There is a fearful picture at the end of this chapter. And after this did Jehoshaphat king of Judah join himself with Ahaziah king of Israel, who did very wickedly, O! what a long suffering God is our God! "Lord, what is man that thou art mindful of him." (Heb. 2:6) What is man, and what are all mere forms and ceremonies and observances. We are the circumcision "which worship God in the spirit, and rejoice in Christ Jesus, and have no confidence in the flesh." (Phil. 3:3) May the preaching this evening not be in vain. "The gospel is not a vain thing for us, because it is our life," when it comes with power to the heart.
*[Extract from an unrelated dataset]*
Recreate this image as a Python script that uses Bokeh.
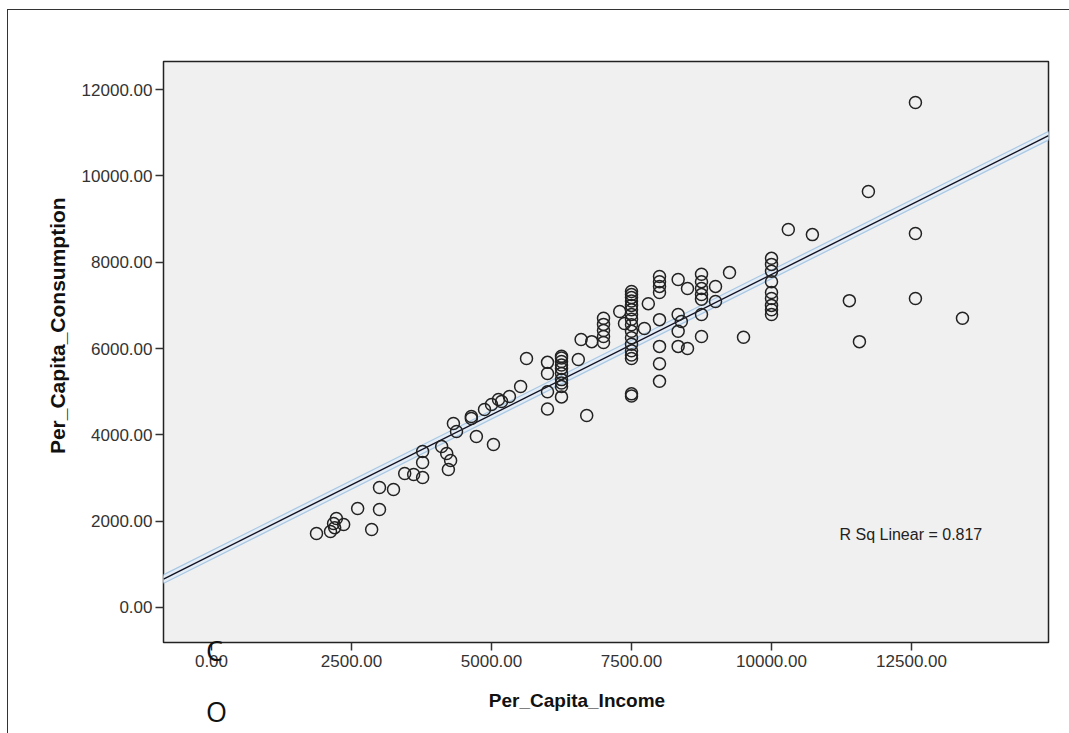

May your faith stand, "not in the wisdom of men, but in the power of God." Mere human learning and scholarship are vain. You can do nothing of yourselves, you must say with Hart--

"Cease from your own works, bad or good,
And wash your garments in My blood."

That is the place to which you must come, under a feeling sense of sin. There can be no surer evidence of your being a child of God than your having a feeling sense of sin, the vileness of your own hearts, your utter inability to do anything of yourself, and your whole heart depending upon Christ. O what a precious Christ! there is a finished salvation in Him. "Who is of God made unto us Wisdom, and Righteousness, and Sanctification, and Redemption, that according as it is written--he that glorieth let him glory in the Lord." (1 Cor. 1:30,31) In ourselves we have no power, but relying on Him we shall be able to overcome all temptations and vanquish all our enemies. "O our God wilt Thou not judge them? for we have no might against this great company that cometh against us; neither know we what to do; but our eyes are upon Thee.

May God command a blessing on the Gospel through Jesus Christ. Amen.